-- BEGIN --

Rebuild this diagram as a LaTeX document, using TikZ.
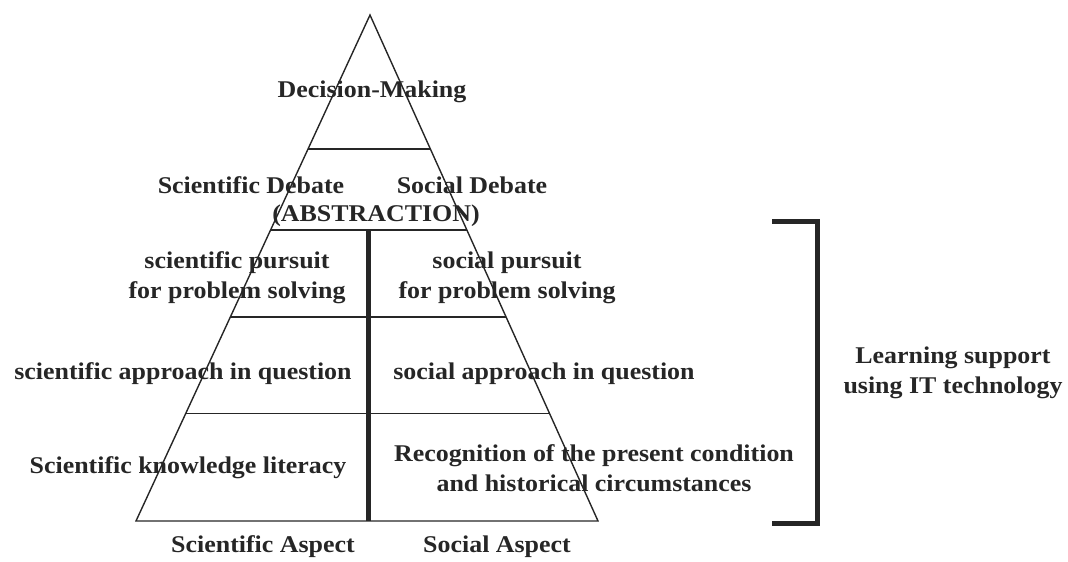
\documentclass[tikz,border=0pt]{standalone}
\usepackage{fontspec}
\setmainfont{Liberation Serif}[FakeStretch=1.08]
\usetikzlibrary{calc}
\definecolor{PyrInk}{HTML}{262626}
\tikzset{
  layer/.style={font=\bfseries\fontsize{24}{30}\selectfont,align=center,text=PyrInk,inner sep=0pt},
  edge/.style={draw=PyrInk,line width=1.4pt},
  divider/.style={draw=PyrInk,line width=5pt},
  bracket/.style={draw=PyrInk,line width=5pt,miter limit=4}
}
\begin{document}
\begin{tikzpicture}[x=1pt,y=-1pt]
  \useasboundingbox (0,0) rectangle (1068,562);
  \coordinate (apex) at (370,15);
  \coordinate (baseL) at (136,521);
  \coordinate (baseR) at (598,521);
  \foreach \lv/\t in {1/0.265,2/0.425,3/0.597,4/0.787}{
    \coordinate (tierL\lv) at ($(apex)!\t!(baseL)$);
    \coordinate (tierR\lv) at ($(apex)!\t!(baseR)$);
  }
  \draw[edge] (apex) -- (baseL) -- (baseR) -- cycle;
  \foreach \lv in {1,2,3,4} \draw[edge] (tierL\lv) -- (tierR\lv);
  \coordinate (mtop) at (368,230);
  \coordinate (mbot) at (368,521);
  \draw[divider] (mtop) -- (mbot);
  \coordinate (brtl) at (772,221);
  \coordinate (brtr) at (817,221);
  \coordinate (brbr) at (817,523);
  \coordinate (brbl) at (772,523);
  \draw[bracket] (brtl) -- (brtr) -- (brbr) -- (brbl);
  \node[layer] (dm) at (372,92) {Decision-Making};
  \node[layer] (scideb) at (251,185) {Scientific Debate};
  \node[layer] (socdeb) at (472,185) {Social Debate};
  \node[layer] (abs) at (376,216) {(ABSTRACTION)};
  \node[layer] (scipur) at (237,278) {scientific pursuit\\for problem solving};
  \node[layer] (socpur) at (507,278) {social pursuit\\for problem solving};
  \node[layer] (sciapp) at (183,374) {scientific approach in question};
  \node[layer] (socapp) at (544,374) {social approach in question};
  \node[layer] (scilit) at (188,468) {Scientific knowledge literacy};
  \node[layer] (socrec) at (594,468) {Recognition of the present condition\\and historical circumstances};
  \node[layer] (sciasp) at (263,547) {Scientific Aspect};
  \node[layer] (socasp) at (497,547) {Social Aspect};
  \node[layer] (itsup) at (953,373) {Learning support\\using IT technology};
\end{tikzpicture}
\end{document}
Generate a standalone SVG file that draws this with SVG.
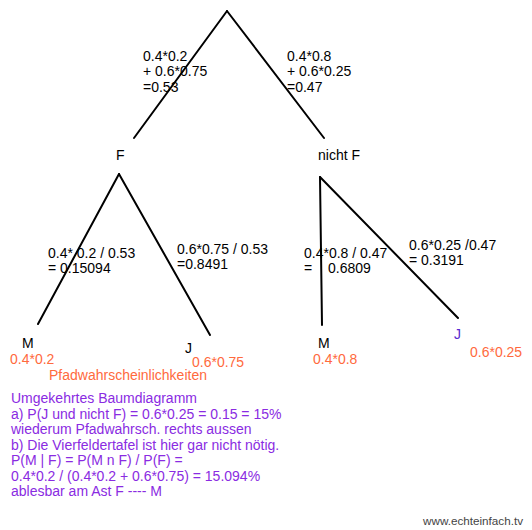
<svg xmlns="http://www.w3.org/2000/svg" width="532" height="530" viewBox="0 0 532 530">
<style>
text{font-family:"Liberation Sans",Arial,sans-serif;font-size:14px;fill:#000}
.o{fill:#ff6a3d}
.p{fill:#8a2be2}
.j{fill:#5a2ad0}
.br{stroke:#000;stroke-width:2;fill:none;stroke-linecap:round}
.ft{font-size:11.7px;fill:#444}
</style>
<rect width="532" height="530" fill="#fff"/>
<g id="connectors">
<line class="br" x1="227" y1="11" x2="134" y2="138"/>
<line class="br" x1="227" y1="11" x2="324" y2="138"/>
<line class="br" x1="119" y1="174" x2="38" y2="324"/>
<line class="br" x1="119" y1="174" x2="210" y2="335"/>
<line class="br" x1="320" y1="177" x2="322" y2="325"/>
<line class="br" x1="320" y1="177" x2="458" y2="318"/>
</g>
<g id="edge-labels">
<text x="143" y="61">0.4*0.2</text>
<text x="143" y="76">+ 0.6*0.75</text>
<text x="143" y="92">=0.53</text>
<text x="287" y="61">0.4*0.8</text>
<text x="287" y="76">+ 0.6*0.25</text>
<text x="287" y="92">=0.47</text>
<text x="48" y="258">0.4* 0.2 / 0.53</text>
<text x="48" y="273">= 0.15094</text>
<text x="177" y="254">0.6*0.75 / 0.53</text>
<text x="177" y="269">=0.8491</text>
<text x="304" y="258">0.4*0.8 / 0.47</text>
<text x="304" y="273">=</text>
<text x="328" y="273">0.6809</text>
<text x="409" y="250">0.6*0.25 /0.47</text>
<text x="409" y="265">= 0.3191</text>
</g>
<g id="node-F"><text x="116" y="160">F</text></g>
<g id="node-nichtF"><text x="318" y="160">nicht F</text></g>
<g id="node-M1"><text x="22" y="348">M</text><text class="o" x="10" y="364">0.4*0.2</text></g>
<g id="node-J1"><text x="185" y="353">J</text><text class="o" x="192" y="367">0.6*0.75</text></g>
<g id="node-M2"><text x="318" y="348">M</text><text class="o" x="313" y="364">0.4*0.8</text></g>
<g id="node-J2"><text class="j" x="454" y="339">J</text><text class="o" x="470" y="357">0.6*0.25</text></g>
<g id="notes">
<text class="o" x="49" y="380">Pfadwahrscheinlichkeiten</text>
<text class="p" x="11" y="403">Umgekehrtes Baumdiagramm</text>
<text class="p" x="11" y="418.5">a) P(J und nicht F) = 0.6*0.25 = 0.15 = 15%</text>
<text class="p" x="11" y="434">wiederum Pfadwahrsch. rechts aussen</text>
<text class="p" x="11" y="449.5">b) Die Vierfeldertafel ist hier gar nicht nötig.</text>
<text class="p" x="11" y="465">P(M | F) = P(M n F) / P(F) =</text>
<text class="p" x="11" y="480.5">0.4*0.2 / (0.4*0.2 + 0.6*0.75) = 15.094%</text>
<text class="p" x="11" y="496">ablesbar am Ast F ---- M</text>
<text class="ft" x="423" y="525">www.echteinfach.tv</text>
</g>
</svg>
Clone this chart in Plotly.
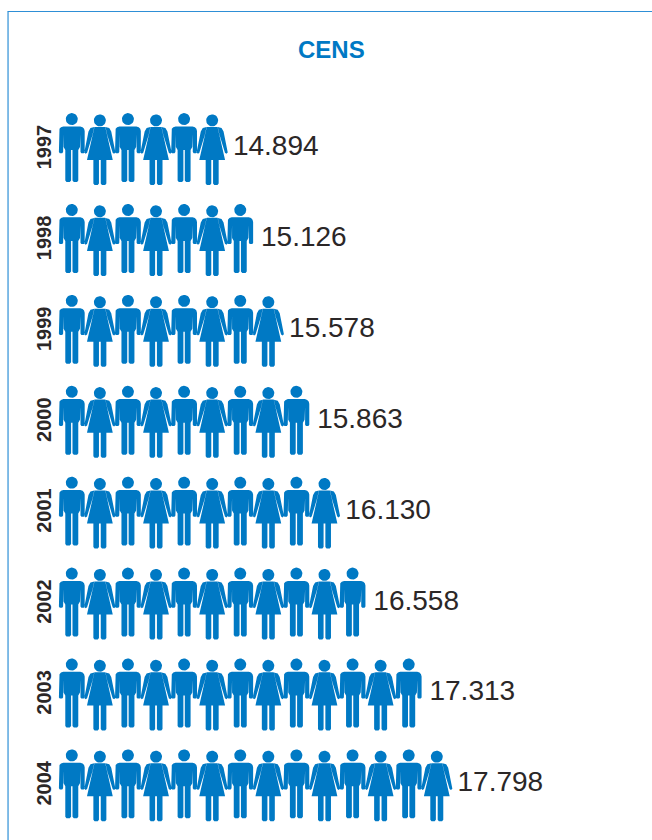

-- END --

# Task prompt:
Identify each line in the records above that contains the word "using", and copy it out in full.

# Result:
Rebuild this diagram as a LaTeX document, using TikZ.
  \node[layer] (itsup) at (953,373) {Learning support\\using IT technology};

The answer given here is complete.